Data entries
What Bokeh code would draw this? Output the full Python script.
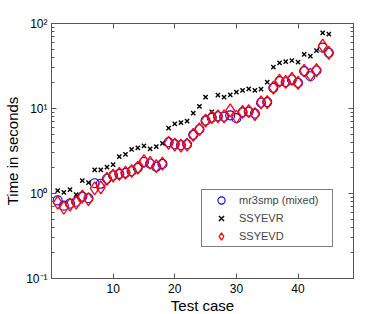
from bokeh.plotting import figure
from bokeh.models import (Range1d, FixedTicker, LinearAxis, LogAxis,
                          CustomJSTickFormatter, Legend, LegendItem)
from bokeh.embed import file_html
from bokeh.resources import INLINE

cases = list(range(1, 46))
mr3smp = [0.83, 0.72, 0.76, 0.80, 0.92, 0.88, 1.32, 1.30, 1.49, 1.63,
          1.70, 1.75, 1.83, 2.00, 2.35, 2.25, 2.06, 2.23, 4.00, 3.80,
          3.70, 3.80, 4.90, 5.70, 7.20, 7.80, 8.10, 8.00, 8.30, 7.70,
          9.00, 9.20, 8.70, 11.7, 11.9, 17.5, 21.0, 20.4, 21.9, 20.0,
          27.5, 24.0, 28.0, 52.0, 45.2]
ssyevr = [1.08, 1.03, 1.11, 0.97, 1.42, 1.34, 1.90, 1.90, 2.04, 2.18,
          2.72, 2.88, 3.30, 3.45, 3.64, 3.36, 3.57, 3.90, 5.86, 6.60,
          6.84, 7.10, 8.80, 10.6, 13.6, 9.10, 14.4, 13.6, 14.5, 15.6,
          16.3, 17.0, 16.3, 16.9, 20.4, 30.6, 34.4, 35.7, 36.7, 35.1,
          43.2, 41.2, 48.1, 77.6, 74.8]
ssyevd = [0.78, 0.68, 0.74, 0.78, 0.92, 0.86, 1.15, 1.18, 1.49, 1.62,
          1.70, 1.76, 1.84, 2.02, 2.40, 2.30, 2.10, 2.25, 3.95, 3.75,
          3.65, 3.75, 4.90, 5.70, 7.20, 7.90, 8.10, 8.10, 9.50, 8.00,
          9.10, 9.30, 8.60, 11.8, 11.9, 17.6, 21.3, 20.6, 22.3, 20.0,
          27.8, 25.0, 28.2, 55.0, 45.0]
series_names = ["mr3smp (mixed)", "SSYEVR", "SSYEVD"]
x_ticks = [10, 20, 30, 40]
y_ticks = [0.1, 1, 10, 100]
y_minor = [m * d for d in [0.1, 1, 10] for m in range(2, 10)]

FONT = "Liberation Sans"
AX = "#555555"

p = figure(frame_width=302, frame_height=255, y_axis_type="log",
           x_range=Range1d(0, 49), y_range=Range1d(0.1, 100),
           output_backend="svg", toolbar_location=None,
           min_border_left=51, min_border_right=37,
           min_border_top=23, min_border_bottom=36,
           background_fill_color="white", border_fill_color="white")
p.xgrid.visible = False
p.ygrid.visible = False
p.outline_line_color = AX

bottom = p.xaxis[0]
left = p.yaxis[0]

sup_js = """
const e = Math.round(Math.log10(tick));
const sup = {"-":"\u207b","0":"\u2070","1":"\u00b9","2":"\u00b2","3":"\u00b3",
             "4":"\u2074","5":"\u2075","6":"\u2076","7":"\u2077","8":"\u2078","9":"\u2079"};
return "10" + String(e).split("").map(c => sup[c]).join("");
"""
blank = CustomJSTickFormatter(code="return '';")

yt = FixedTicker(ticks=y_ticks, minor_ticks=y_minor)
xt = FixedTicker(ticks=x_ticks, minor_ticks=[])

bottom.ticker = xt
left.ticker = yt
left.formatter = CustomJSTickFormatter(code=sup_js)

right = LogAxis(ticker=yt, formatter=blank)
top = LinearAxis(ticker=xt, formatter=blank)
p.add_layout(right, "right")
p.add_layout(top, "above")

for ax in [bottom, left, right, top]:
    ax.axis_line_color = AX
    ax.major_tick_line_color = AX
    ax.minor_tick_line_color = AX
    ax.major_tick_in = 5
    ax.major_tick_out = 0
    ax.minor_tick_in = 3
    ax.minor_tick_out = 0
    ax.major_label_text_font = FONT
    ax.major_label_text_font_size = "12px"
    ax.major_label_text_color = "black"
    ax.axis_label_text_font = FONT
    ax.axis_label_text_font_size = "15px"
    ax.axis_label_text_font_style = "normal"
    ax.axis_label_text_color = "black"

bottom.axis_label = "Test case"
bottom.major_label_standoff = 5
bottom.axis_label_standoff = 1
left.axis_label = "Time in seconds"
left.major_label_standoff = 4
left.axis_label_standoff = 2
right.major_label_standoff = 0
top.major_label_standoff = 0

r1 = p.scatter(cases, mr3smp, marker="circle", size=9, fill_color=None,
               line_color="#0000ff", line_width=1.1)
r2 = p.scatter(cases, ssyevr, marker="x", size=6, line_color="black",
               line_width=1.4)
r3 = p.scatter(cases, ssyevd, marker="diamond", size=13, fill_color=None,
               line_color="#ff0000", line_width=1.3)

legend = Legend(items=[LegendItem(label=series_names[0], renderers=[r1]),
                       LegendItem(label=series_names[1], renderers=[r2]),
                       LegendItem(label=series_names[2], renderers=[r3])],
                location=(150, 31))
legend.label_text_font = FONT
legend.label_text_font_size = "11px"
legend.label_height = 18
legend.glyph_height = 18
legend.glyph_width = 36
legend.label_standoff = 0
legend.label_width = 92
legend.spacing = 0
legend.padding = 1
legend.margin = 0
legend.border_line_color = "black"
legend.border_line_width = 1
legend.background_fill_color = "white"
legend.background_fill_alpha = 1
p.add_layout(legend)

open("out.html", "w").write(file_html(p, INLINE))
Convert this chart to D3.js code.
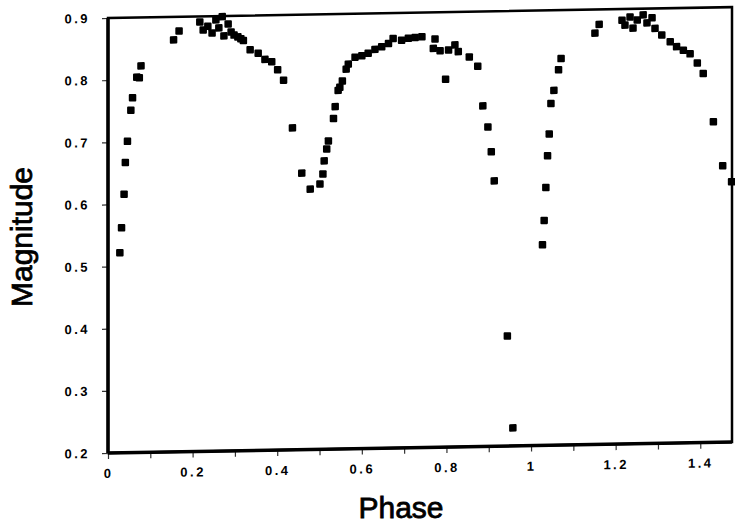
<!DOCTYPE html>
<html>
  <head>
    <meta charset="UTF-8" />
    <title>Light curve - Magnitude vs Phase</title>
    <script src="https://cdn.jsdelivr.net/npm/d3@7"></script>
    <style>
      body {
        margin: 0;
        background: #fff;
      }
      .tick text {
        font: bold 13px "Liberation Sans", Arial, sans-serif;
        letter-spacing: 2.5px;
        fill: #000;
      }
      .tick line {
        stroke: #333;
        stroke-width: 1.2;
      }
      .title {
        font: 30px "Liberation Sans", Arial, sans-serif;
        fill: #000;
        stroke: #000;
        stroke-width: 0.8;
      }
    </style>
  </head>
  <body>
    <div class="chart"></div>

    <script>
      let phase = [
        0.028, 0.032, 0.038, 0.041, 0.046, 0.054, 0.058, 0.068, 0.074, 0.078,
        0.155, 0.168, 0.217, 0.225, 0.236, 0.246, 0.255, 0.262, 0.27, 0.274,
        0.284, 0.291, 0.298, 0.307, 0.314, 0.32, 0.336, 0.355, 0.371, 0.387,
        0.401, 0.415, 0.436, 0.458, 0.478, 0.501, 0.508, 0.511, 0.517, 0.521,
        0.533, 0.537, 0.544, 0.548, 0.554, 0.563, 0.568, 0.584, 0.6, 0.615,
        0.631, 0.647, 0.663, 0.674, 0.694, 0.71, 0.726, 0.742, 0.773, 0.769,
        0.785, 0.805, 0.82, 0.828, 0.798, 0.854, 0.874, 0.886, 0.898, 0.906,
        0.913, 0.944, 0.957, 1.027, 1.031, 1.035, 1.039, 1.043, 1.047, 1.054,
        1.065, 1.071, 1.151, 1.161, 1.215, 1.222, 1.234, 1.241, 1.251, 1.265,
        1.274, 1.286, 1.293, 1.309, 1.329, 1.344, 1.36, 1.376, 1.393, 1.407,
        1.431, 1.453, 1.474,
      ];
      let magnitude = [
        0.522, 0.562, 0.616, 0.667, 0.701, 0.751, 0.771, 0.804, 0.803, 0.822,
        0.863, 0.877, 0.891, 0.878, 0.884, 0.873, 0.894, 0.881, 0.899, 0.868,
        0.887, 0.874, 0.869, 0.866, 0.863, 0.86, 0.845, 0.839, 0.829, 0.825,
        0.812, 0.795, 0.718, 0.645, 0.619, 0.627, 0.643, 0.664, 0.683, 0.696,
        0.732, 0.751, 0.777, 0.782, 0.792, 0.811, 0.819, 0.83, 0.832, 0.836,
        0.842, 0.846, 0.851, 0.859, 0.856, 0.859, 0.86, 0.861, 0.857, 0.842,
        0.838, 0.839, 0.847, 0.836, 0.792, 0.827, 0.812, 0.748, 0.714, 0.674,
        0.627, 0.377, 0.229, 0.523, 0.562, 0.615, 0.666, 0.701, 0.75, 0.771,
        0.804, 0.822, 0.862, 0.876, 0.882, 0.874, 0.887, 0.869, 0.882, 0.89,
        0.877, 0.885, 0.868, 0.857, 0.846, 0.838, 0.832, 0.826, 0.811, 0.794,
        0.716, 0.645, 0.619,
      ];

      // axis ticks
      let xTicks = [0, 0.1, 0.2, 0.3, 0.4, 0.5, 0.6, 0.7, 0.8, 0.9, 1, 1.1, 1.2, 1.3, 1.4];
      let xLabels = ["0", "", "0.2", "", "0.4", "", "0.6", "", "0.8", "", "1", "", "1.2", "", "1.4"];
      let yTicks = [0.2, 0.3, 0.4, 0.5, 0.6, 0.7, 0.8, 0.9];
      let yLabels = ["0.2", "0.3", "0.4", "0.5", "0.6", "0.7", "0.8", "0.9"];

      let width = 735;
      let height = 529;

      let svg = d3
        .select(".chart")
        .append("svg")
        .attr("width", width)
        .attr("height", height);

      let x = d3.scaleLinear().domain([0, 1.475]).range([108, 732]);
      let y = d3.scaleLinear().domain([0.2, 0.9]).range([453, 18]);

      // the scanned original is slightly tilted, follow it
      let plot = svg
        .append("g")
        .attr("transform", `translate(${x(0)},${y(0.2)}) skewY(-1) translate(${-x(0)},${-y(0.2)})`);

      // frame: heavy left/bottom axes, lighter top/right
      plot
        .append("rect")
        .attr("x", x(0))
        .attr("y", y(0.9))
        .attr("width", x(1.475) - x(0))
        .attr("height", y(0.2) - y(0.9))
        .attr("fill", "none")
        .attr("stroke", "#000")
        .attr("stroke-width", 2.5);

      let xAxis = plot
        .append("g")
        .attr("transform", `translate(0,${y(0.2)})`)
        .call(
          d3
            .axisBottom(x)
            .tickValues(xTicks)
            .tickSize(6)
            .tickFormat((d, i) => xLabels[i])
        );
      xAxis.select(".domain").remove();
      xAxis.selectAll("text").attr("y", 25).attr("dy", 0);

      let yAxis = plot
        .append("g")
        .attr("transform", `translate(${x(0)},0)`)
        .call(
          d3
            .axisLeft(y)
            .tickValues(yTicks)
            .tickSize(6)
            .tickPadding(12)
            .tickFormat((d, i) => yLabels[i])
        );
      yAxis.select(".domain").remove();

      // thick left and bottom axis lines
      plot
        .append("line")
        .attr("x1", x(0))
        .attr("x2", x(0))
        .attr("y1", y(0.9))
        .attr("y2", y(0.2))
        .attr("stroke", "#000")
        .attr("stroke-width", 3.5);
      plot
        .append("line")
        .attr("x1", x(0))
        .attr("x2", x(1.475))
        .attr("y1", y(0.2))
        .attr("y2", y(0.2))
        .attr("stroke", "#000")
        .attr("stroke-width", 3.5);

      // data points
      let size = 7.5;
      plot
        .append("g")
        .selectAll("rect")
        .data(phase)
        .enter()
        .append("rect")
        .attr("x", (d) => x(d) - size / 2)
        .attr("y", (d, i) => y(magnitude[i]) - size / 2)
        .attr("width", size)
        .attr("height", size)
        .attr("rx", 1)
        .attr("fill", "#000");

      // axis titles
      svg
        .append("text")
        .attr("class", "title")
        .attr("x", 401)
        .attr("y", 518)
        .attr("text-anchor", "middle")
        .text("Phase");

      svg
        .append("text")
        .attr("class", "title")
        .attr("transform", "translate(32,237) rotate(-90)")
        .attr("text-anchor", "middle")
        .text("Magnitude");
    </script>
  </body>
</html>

* What you need to do
Reproduce only the lines from the beginning of the data through the line that contains "from bokeh.resources import INLINE", both included, and please drop the pictures.

* Response
What Bokeh code would draw this? Output the full Python script.
from bokeh.plotting import figure
from bokeh.models import (Range1d, FixedTicker, LinearAxis, LogAxis,
                          CustomJSTickFormatter, Legend, LegendItem)
from bokeh.embed import file_html
from bokeh.resources import INLINE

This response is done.